▶ Instructions to follow
Write the data out again exactly, dropping any images it holds.

▶ Data lines
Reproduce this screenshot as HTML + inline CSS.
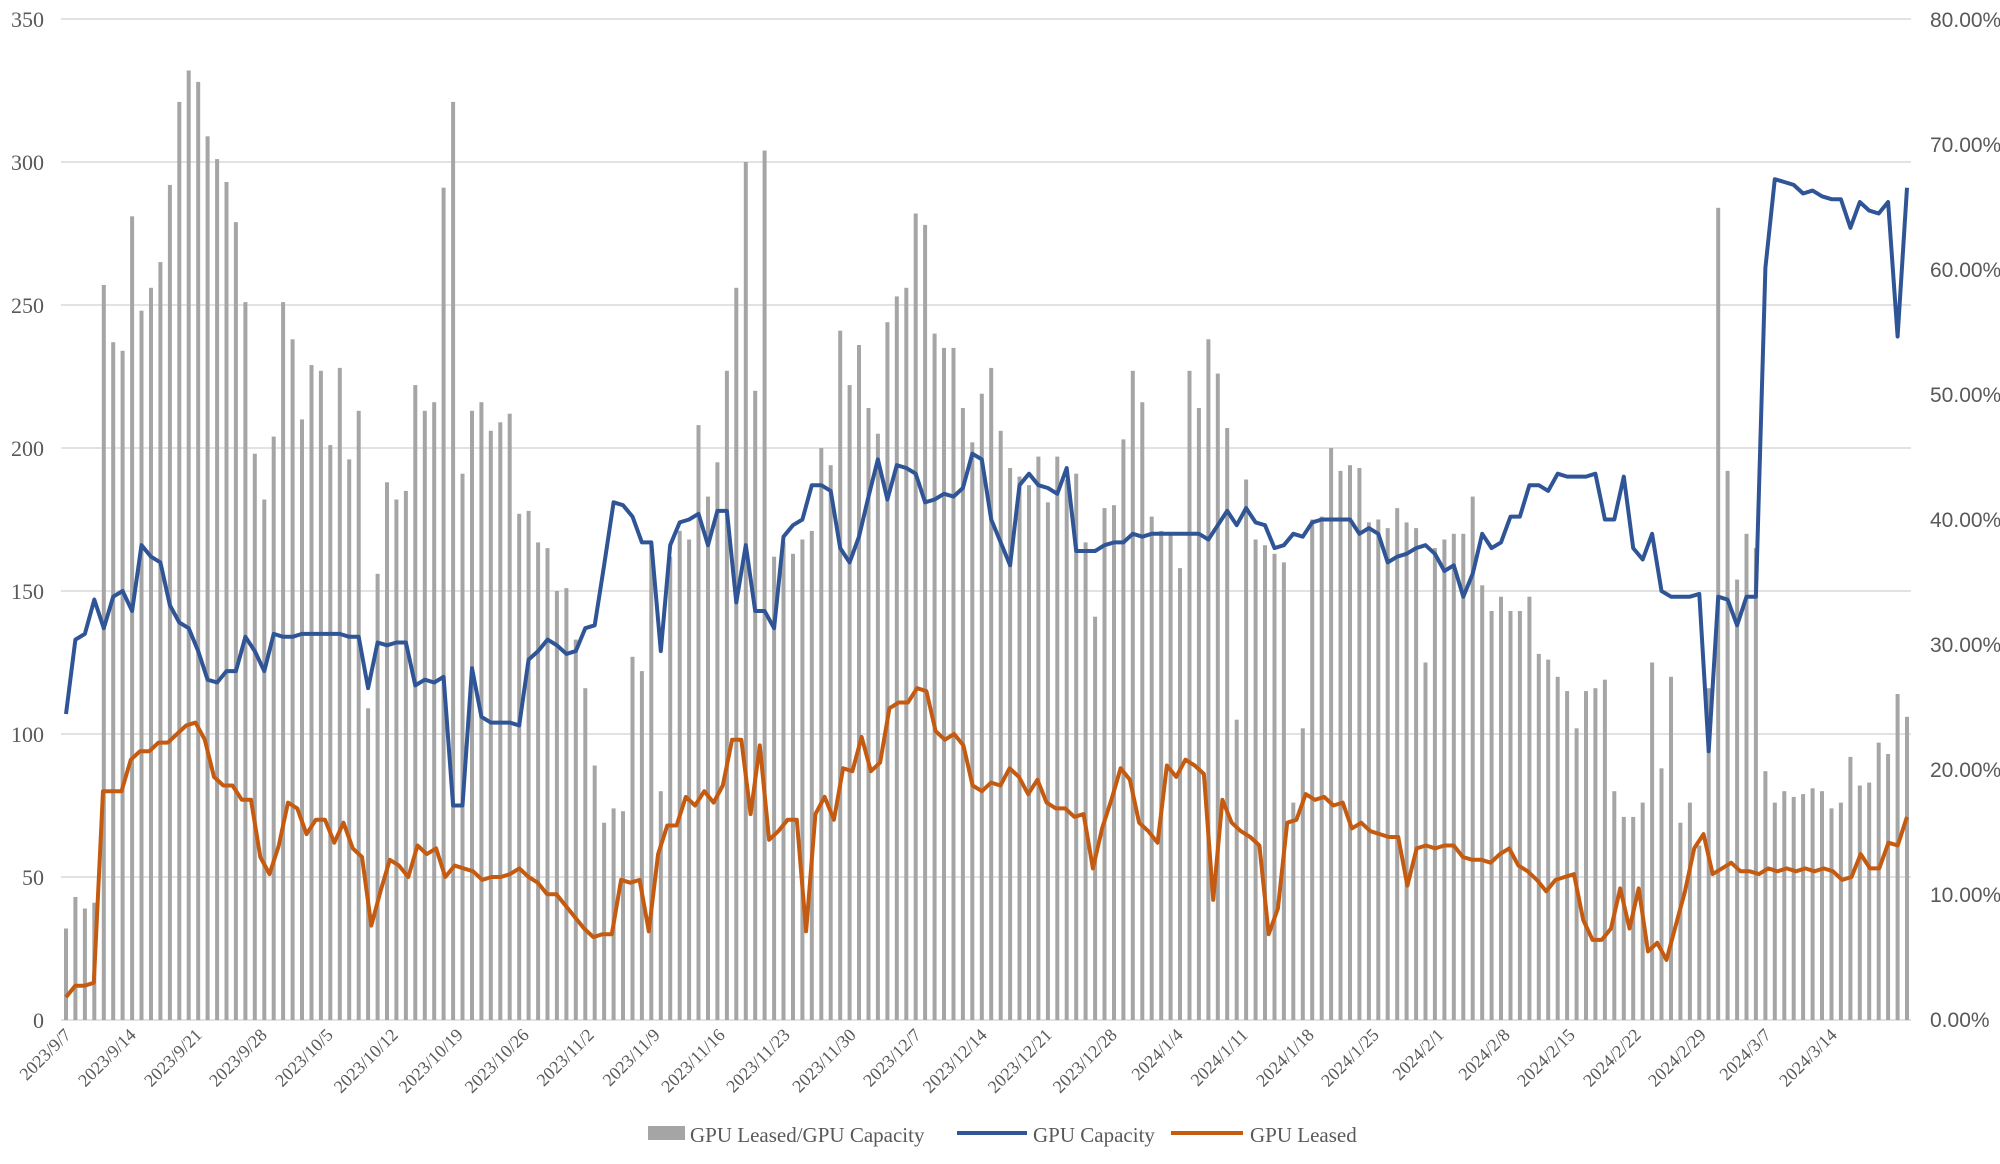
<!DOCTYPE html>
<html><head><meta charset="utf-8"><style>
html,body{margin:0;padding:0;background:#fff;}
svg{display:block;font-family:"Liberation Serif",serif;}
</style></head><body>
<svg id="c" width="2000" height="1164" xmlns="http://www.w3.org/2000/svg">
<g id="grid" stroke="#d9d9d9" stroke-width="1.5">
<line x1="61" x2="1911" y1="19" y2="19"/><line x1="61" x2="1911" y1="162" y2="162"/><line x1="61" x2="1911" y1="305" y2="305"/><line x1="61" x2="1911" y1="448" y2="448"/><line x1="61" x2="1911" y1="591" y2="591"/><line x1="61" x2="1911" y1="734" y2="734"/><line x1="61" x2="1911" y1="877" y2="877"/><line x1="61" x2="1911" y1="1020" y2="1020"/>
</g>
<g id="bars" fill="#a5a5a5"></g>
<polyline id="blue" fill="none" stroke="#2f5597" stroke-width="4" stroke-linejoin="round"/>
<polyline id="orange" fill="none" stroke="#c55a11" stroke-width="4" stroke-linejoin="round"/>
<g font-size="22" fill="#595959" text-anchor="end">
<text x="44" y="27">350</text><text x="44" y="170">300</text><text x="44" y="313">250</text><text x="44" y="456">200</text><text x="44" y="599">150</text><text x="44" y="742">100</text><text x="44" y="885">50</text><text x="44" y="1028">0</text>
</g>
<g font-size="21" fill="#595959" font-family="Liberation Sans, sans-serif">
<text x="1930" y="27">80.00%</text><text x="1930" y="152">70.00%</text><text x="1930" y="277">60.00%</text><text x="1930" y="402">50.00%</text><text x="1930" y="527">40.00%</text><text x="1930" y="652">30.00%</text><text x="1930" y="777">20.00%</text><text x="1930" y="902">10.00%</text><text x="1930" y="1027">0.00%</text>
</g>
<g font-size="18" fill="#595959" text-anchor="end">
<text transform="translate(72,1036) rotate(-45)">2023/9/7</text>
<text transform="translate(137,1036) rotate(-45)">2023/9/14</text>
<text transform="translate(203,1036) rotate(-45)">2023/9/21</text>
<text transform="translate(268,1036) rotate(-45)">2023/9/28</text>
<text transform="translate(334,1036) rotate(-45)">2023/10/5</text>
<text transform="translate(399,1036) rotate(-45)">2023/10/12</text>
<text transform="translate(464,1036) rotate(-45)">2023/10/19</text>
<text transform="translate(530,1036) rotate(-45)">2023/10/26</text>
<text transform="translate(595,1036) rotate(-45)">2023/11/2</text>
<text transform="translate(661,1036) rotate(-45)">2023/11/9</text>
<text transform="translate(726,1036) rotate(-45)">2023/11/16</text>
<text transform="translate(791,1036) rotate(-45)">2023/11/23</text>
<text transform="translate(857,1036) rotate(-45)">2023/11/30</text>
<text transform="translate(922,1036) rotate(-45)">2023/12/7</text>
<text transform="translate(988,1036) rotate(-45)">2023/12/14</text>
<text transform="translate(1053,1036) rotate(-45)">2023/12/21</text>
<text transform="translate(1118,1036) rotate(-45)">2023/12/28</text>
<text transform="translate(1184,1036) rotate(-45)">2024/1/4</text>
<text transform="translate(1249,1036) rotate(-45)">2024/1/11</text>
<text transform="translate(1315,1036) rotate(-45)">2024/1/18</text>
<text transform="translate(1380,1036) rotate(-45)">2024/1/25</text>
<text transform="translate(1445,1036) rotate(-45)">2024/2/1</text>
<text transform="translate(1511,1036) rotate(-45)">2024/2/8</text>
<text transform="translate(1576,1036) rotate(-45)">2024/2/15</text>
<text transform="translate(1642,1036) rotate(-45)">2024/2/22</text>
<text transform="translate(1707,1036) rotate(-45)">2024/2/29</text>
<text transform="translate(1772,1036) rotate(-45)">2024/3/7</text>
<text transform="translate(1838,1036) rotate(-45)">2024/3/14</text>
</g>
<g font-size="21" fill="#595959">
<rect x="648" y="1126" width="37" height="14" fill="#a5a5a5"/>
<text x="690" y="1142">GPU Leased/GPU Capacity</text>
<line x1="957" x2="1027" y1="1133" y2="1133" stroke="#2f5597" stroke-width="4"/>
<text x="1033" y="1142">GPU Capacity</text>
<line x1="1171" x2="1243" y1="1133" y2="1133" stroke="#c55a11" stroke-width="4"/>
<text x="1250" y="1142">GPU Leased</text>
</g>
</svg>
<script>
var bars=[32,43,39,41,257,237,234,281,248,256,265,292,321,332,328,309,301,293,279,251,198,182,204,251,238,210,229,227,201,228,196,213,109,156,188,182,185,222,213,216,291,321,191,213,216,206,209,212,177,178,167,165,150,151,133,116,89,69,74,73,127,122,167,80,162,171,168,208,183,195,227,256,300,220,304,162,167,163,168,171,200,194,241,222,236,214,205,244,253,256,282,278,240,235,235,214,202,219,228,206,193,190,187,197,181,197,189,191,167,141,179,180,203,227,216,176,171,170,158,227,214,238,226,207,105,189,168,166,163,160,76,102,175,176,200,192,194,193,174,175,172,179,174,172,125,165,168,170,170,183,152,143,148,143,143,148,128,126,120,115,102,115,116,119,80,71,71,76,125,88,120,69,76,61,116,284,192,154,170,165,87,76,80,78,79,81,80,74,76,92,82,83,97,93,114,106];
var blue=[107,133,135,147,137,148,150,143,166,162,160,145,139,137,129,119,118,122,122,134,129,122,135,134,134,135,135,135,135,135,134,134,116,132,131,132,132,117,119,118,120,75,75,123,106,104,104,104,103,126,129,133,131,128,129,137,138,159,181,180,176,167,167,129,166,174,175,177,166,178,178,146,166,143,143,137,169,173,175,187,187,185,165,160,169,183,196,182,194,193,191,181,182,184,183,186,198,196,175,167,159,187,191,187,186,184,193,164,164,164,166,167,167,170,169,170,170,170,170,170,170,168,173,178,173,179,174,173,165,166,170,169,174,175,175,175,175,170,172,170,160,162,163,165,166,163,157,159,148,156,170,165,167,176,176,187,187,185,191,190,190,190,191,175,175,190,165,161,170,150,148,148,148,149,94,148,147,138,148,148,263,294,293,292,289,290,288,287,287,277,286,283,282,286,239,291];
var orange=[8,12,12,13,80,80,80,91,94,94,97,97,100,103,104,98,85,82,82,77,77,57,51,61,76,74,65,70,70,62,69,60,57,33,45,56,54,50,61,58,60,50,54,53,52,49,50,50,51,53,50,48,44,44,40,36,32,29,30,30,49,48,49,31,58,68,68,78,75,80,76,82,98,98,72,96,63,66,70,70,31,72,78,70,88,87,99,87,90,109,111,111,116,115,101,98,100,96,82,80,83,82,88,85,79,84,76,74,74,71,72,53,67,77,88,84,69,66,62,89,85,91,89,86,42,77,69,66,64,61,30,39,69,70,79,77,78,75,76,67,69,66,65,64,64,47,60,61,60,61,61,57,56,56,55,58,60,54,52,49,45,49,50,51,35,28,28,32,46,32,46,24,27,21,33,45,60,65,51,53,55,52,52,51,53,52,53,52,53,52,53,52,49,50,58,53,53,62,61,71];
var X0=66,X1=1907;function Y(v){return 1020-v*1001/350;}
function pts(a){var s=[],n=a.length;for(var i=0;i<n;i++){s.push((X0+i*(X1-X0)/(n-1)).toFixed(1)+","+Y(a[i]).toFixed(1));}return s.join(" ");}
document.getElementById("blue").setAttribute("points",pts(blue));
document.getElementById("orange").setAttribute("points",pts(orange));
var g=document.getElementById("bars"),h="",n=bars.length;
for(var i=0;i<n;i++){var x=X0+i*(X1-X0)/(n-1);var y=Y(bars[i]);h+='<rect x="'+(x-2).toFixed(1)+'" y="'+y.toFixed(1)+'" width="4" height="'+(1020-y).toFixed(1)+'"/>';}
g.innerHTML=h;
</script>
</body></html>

▶ Exercise output
Reproduce this screenshot as HTML + inline CSS.
<!DOCTYPE html>
<html><head><meta charset="utf-8"><style>
html,body{margin:0;padding:0;background:#fff;}
svg{display:block;font-family:"Liberation Serif",serif;}
</style></head><body>
<svg id="c" width="2000" height="1164" xmlns="http://www.w3.org/2000/svg">
<g id="grid" stroke="#d9d9d9" stroke-width="1.5">
<line x1="61" x2="1911" y1="19" y2="19"/><line x1="61" x2="1911" y1="162" y2="162"/><line x1="61" x2="1911" y1="305" y2="305"/><line x1="61" x2="1911" y1="448" y2="448"/><line x1="61" x2="1911" y1="591" y2="591"/><line x1="61" x2="1911" y1="734" y2="734"/><line x1="61" x2="1911" y1="877" y2="877"/><line x1="61" x2="1911" y1="1020" y2="1020"/>
</g>
<g id="bars" fill="#a5a5a5"></g>
<polyline id="blue" fill="none" stroke="#2f5597" stroke-width="4" stroke-linejoin="round"/>
<polyline id="orange" fill="none" stroke="#c55a11" stroke-width="4" stroke-linejoin="round"/>
<g font-size="22" fill="#595959" text-anchor="end">
<text x="44" y="27">350</text><text x="44" y="170">300</text><text x="44" y="313">250</text><text x="44" y="456">200</text><text x="44" y="599">150</text><text x="44" y="742">100</text><text x="44" y="885">50</text><text x="44" y="1028">0</text>
</g>
<g font-size="21" fill="#595959" font-family="Liberation Sans, sans-serif">
<text x="1930" y="27">80.00%</text><text x="1930" y="152">70.00%</text><text x="1930" y="277">60.00%</text><text x="1930" y="402">50.00%</text><text x="1930" y="527">40.00%</text><text x="1930" y="652">30.00%</text><text x="1930" y="777">20.00%</text><text x="1930" y="902">10.00%</text><text x="1930" y="1027">0.00%</text>
</g>
<g font-size="18" fill="#595959" text-anchor="end">
<text transform="translate(72,1036) rotate(-45)">2023/9/7</text>
<text transform="translate(137,1036) rotate(-45)">2023/9/14</text>
<text transform="translate(203,1036) rotate(-45)">2023/9/21</text>
<text transform="translate(268,1036) rotate(-45)">2023/9/28</text>
<text transform="translate(334,1036) rotate(-45)">2023/10/5</text>
<text transform="translate(399,1036) rotate(-45)">2023/10/12</text>
<text transform="translate(464,1036) rotate(-45)">2023/10/19</text>
<text transform="translate(530,1036) rotate(-45)">2023/10/26</text>
<text transform="translate(595,1036) rotate(-45)">2023/11/2</text>
<text transform="translate(661,1036) rotate(-45)">2023/11/9</text>
<text transform="translate(726,1036) rotate(-45)">2023/11/16</text>
<text transform="translate(791,1036) rotate(-45)">2023/11/23</text>
<text transform="translate(857,1036) rotate(-45)">2023/11/30</text>
<text transform="translate(922,1036) rotate(-45)">2023/12/7</text>
<text transform="translate(988,1036) rotate(-45)">2023/12/14</text>
<text transform="translate(1053,1036) rotate(-45)">2023/12/21</text>
<text transform="translate(1118,1036) rotate(-45)">2023/12/28</text>
<text transform="translate(1184,1036) rotate(-45)">2024/1/4</text>
<text transform="translate(1249,1036) rotate(-45)">2024/1/11</text>
<text transform="translate(1315,1036) rotate(-45)">2024/1/18</text>
<text transform="translate(1380,1036) rotate(-45)">2024/1/25</text>
<text transform="translate(1445,1036) rotate(-45)">2024/2/1</text>
<text transform="translate(1511,1036) rotate(-45)">2024/2/8</text>
<text transform="translate(1576,1036) rotate(-45)">2024/2/15</text>
<text transform="translate(1642,1036) rotate(-45)">2024/2/22</text>
<text transform="translate(1707,1036) rotate(-45)">2024/2/29</text>
<text transform="translate(1772,1036) rotate(-45)">2024/3/7</text>
<text transform="translate(1838,1036) rotate(-45)">2024/3/14</text>
</g>
<g font-size="21" fill="#595959">
<rect x="648" y="1126" width="37" height="14" fill="#a5a5a5"/>
<text x="690" y="1142">GPU Leased/GPU Capacity</text>
<line x1="957" x2="1027" y1="1133" y2="1133" stroke="#2f5597" stroke-width="4"/>
<text x="1033" y="1142">GPU Capacity</text>
<line x1="1171" x2="1243" y1="1133" y2="1133" stroke="#c55a11" stroke-width="4"/>
<text x="1250" y="1142">GPU Leased</text>
</g>
</svg>
<script>
var bars=[32,43,39,41,257,237,234,281,248,256,265,292,321,332,328,309,301,293,279,251,198,182,204,251,238,210,229,227,201,228,196,213,109,156,188,182,185,222,213,216,291,321,191,213,216,206,209,212,177,178,167,165,150,151,133,116,89,69,74,73,127,122,167,80,162,171,168,208,183,195,227,256,300,220,304,162,167,163,168,171,200,194,241,222,236,214,205,244,253,256,282,278,240,235,235,214,202,219,228,206,193,190,187,197,181,197,189,191,167,141,179,180,203,227,216,176,171,170,158,227,214,238,226,207,105,189,168,166,163,160,76,102,175,176,200,192,194,193,174,175,172,179,174,172,125,165,168,170,170,183,152,143,148,143,143,148,128,126,120,115,102,115,116,119,80,71,71,76,125,88,120,69,76,61,116,284,192,154,170,165,87,76,80,78,79,81,80,74,76,92,82,83,97,93,114,106];
var blue=[107,133,135,147,137,148,150,143,166,162,160,145,139,137,129,119,118,122,122,134,129,122,135,134,134,135,135,135,135,135,134,134,116,132,131,132,132,117,119,118,120,75,75,123,106,104,104,104,103,126,129,133,131,128,129,137,138,159,181,180,176,167,167,129,166,174,175,177,166,178,178,146,166,143,143,137,169,173,175,187,187,185,165,160,169,183,196,182,194,193,191,181,182,184,183,186,198,196,175,167,159,187,191,187,186,184,193,164,164,164,166,167,167,170,169,170,170,170,170,170,170,168,173,178,173,179,174,173,165,166,170,169,174,175,175,175,175,170,172,170,160,162,163,165,166,163,157,159,148,156,170,165,167,176,176,187,187,185,191,190,190,190,191,175,175,190,165,161,170,150,148,148,148,149,94,148,147,138,148,148,263,294,293,292,289,290,288,287,287,277,286,283,282,286,239,291];
var orange=[8,12,12,13,80,80,80,91,94,94,97,97,100,103,104,98,85,82,82,77,77,57,51,61,76,74,65,70,70,62,69,60,57,33,45,56,54,50,61,58,60,50,54,53,52,49,50,50,51,53,50,48,44,44,40,36,32,29,30,30,49,48,49,31,58,68,68,78,75,80,76,82,98,98,72,96,63,66,70,70,31,72,78,70,88,87,99,87,90,109,111,111,116,115,101,98,100,96,82,80,83,82,88,85,79,84,76,74,74,71,72,53,67,77,88,84,69,66,62,89,85,91,89,86,42,77,69,66,64,61,30,39,69,70,79,77,78,75,76,67,69,66,65,64,64,47,60,61,60,61,61,57,56,56,55,58,60,54,52,49,45,49,50,51,35,28,28,32,46,32,46,24,27,21,33,45,60,65,51,53,55,52,52,51,53,52,53,52,53,52,53,52,49,50,58,53,53,62,61,71];
var X0=66,X1=1907;function Y(v){return 1020-v*1001/350;}
function pts(a){var s=[],n=a.length;for(var i=0;i<n;i++){s.push((X0+i*(X1-X0)/(n-1)).toFixed(1)+","+Y(a[i]).toFixed(1));}return s.join(" ");}
document.getElementById("blue").setAttribute("points",pts(blue));
document.getElementById("orange").setAttribute("points",pts(orange));
var g=document.getElementById("bars"),h="",n=bars.length;
for(var i=0;i<n;i++){var x=X0+i*(X1-X0)/(n-1);var y=Y(bars[i]);h+='<rect x="'+(x-2).toFixed(1)+'" y="'+y.toFixed(1)+'" width="4" height="'+(1020-y).toFixed(1)+'"/>';}
g.innerHTML=h;
</script>
</body></html>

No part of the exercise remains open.